Work to do
Skip pictures in the listing below; copy exactly the lines from the one with "Write the D3.js code for this chart." through the one with "const cx = d => x(d) + x.bandwidth() / 2;", inclusive.

* BEGIN The records *

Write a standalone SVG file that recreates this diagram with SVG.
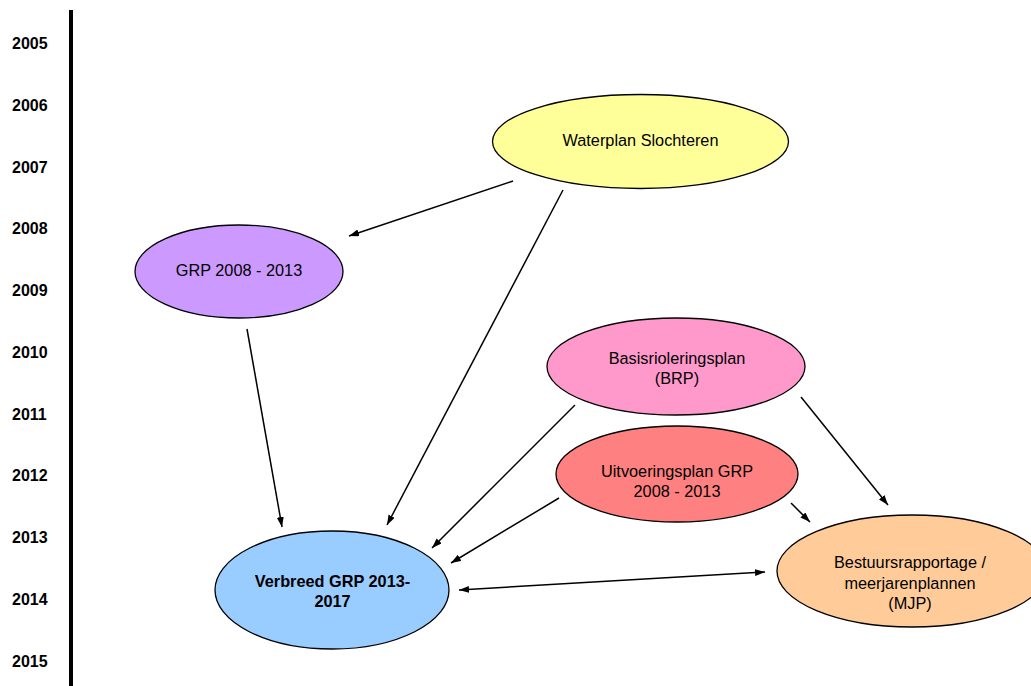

* END The records *
* BEGIN The records *

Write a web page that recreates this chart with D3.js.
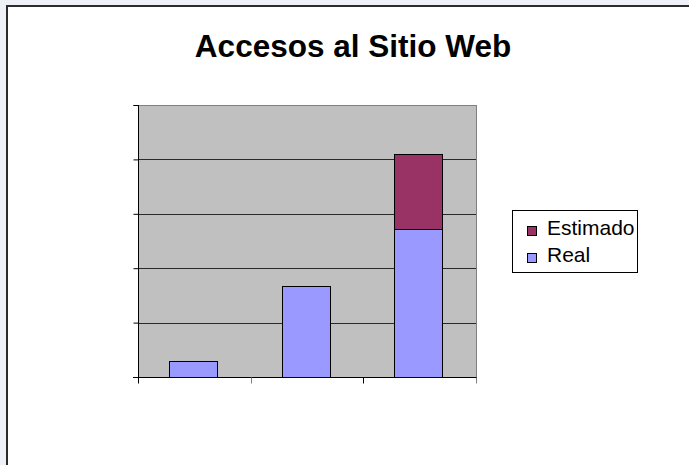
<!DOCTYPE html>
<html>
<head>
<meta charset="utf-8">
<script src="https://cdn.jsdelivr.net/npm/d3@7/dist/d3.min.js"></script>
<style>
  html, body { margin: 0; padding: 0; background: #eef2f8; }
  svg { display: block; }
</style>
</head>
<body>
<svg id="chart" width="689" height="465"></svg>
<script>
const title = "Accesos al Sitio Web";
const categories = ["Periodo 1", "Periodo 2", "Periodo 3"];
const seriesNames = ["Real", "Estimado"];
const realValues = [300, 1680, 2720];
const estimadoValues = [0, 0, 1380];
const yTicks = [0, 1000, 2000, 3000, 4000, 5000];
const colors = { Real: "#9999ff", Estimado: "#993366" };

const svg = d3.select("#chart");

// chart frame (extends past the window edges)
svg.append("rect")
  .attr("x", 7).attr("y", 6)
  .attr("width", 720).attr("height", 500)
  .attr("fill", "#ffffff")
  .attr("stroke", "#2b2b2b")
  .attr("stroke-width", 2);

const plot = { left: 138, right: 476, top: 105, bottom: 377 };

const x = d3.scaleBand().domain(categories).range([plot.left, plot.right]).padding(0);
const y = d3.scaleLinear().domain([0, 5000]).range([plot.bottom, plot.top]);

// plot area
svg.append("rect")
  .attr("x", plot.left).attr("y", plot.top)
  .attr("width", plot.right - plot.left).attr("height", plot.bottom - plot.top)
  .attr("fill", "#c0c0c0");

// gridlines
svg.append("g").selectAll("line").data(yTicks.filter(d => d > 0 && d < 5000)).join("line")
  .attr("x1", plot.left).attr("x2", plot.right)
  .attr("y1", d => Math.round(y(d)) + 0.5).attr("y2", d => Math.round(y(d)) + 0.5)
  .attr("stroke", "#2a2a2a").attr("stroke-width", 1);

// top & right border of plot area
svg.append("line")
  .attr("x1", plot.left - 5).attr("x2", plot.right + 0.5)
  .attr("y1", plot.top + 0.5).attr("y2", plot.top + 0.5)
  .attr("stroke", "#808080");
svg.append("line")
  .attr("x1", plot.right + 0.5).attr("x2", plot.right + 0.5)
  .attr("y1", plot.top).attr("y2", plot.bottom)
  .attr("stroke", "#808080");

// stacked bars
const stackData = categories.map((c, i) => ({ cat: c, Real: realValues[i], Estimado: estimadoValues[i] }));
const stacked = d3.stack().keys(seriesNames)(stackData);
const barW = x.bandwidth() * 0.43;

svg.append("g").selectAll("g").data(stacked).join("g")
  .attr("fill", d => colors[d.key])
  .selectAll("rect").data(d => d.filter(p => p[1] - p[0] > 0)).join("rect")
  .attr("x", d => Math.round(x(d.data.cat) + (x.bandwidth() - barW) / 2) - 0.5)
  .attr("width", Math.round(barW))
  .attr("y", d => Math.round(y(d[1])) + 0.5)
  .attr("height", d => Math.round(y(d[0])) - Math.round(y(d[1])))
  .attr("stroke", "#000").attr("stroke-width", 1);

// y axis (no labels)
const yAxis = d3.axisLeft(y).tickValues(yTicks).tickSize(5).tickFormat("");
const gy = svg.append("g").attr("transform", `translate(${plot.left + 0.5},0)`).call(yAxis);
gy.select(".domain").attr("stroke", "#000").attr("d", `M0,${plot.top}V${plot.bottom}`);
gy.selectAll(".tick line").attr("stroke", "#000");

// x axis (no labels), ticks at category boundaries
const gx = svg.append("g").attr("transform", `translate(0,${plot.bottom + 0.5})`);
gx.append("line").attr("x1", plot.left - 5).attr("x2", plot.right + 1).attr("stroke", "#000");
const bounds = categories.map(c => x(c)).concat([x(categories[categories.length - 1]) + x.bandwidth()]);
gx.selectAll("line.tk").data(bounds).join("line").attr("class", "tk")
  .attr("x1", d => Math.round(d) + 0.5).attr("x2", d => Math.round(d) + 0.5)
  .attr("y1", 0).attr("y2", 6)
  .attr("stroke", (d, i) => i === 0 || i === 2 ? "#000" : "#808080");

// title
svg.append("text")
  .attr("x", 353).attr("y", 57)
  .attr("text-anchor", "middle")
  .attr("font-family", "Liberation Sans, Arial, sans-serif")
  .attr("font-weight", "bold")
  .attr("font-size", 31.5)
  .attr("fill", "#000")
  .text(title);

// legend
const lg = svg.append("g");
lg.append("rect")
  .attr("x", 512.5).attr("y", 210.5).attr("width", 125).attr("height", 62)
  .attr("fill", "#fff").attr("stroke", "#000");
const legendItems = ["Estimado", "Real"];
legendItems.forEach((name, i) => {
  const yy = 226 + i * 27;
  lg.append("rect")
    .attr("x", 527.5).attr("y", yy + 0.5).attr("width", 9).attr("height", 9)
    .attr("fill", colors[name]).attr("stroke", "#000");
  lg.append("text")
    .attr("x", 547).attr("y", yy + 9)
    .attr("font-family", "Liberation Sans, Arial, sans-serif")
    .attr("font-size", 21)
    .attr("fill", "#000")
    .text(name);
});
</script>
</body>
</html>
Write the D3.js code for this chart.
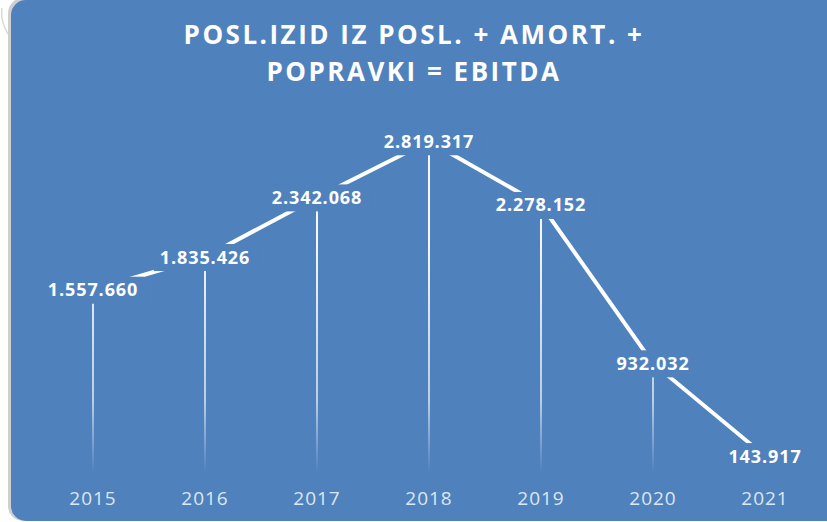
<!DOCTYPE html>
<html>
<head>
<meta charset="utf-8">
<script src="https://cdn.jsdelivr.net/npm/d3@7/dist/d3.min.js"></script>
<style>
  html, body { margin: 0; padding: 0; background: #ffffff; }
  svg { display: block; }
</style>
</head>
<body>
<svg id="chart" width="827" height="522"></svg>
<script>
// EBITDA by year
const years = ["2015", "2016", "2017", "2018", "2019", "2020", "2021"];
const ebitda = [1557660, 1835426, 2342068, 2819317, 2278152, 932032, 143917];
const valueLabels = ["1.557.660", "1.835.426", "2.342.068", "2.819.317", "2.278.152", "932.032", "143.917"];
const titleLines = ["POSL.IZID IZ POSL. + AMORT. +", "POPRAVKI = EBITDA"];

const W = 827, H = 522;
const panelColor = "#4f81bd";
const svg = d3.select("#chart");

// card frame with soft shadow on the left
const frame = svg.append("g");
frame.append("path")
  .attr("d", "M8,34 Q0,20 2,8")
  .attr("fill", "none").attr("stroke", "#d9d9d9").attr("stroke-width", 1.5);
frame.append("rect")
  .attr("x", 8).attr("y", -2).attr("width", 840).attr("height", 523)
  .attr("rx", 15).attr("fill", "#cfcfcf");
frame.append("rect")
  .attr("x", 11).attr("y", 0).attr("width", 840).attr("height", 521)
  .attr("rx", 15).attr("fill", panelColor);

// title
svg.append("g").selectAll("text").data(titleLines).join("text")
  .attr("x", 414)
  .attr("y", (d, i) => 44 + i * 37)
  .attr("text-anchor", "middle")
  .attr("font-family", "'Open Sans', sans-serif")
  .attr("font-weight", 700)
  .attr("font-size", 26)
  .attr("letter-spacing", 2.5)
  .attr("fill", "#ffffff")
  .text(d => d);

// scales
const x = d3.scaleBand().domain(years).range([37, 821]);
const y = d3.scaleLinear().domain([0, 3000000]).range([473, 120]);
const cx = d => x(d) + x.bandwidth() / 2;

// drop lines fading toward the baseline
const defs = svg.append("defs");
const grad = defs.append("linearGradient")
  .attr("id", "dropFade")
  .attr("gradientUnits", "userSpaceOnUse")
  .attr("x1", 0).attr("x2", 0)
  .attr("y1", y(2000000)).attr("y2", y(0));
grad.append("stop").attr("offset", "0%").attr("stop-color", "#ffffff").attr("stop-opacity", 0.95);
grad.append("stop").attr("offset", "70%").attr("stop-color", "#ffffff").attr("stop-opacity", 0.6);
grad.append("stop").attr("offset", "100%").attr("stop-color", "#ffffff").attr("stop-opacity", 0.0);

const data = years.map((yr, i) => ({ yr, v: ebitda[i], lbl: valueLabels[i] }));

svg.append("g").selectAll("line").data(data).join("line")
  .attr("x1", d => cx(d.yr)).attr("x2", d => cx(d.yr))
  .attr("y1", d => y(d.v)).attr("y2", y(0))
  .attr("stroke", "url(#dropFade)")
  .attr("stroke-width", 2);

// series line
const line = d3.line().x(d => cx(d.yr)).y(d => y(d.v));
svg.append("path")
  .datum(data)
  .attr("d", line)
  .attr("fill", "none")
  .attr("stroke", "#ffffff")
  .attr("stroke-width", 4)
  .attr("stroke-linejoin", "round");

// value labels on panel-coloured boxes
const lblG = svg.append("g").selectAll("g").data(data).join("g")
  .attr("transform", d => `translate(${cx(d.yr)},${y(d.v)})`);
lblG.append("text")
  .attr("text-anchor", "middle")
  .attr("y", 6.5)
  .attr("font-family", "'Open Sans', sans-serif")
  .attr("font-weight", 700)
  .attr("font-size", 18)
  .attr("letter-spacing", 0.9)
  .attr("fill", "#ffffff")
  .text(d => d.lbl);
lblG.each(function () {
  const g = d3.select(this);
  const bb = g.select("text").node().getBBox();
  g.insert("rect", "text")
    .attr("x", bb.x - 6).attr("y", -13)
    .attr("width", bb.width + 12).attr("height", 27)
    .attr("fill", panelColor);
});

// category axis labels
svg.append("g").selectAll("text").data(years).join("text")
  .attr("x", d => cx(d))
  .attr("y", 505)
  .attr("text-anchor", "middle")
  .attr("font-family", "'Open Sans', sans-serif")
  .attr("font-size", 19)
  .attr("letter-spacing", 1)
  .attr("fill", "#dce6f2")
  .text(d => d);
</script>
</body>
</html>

* END The records *

Response for this exercise
Write the D3.js code for this chart.
<!DOCTYPE html>
<html>
<head>
<meta charset="utf-8">
<script src="https://cdn.jsdelivr.net/npm/d3@7/dist/d3.min.js"></script>
<style>
  html, body { margin: 0; padding: 0; background: #ffffff; }
  svg { display: block; }
</style>
</head>
<body>
<svg id="chart" width="827" height="522"></svg>
<script>
// EBITDA by year
const years = ["2015", "2016", "2017", "2018", "2019", "2020", "2021"];
const ebitda = [1557660, 1835426, 2342068, 2819317, 2278152, 932032, 143917];
const valueLabels = ["1.557.660", "1.835.426", "2.342.068", "2.819.317", "2.278.152", "932.032", "143.917"];
const titleLines = ["POSL.IZID IZ POSL. + AMORT. +", "POPRAVKI = EBITDA"];

const W = 827, H = 522;
const panelColor = "#4f81bd";
const svg = d3.select("#chart");

// card frame with soft shadow on the left
const frame = svg.append("g");
frame.append("path")
  .attr("d", "M8,34 Q0,20 2,8")
  .attr("fill", "none").attr("stroke", "#d9d9d9").attr("stroke-width", 1.5);
frame.append("rect")
  .attr("x", 8).attr("y", -2).attr("width", 840).attr("height", 523)
  .attr("rx", 15).attr("fill", "#cfcfcf");
frame.append("rect")
  .attr("x", 11).attr("y", 0).attr("width", 840).attr("height", 521)
  .attr("rx", 15).attr("fill", panelColor);

// title
svg.append("g").selectAll("text").data(titleLines).join("text")
  .attr("x", 414)
  .attr("y", (d, i) => 44 + i * 37)
  .attr("text-anchor", "middle")
  .attr("font-family", "'Open Sans', sans-serif")
  .attr("font-weight", 700)
  .attr("font-size", 26)
  .attr("letter-spacing", 2.5)
  .attr("fill", "#ffffff")
  .text(d => d);

// scales
const x = d3.scaleBand().domain(years).range([37, 821]);
const y = d3.scaleLinear().domain([0, 3000000]).range([473, 120]);
const cx = d => x(d) + x.bandwidth() / 2;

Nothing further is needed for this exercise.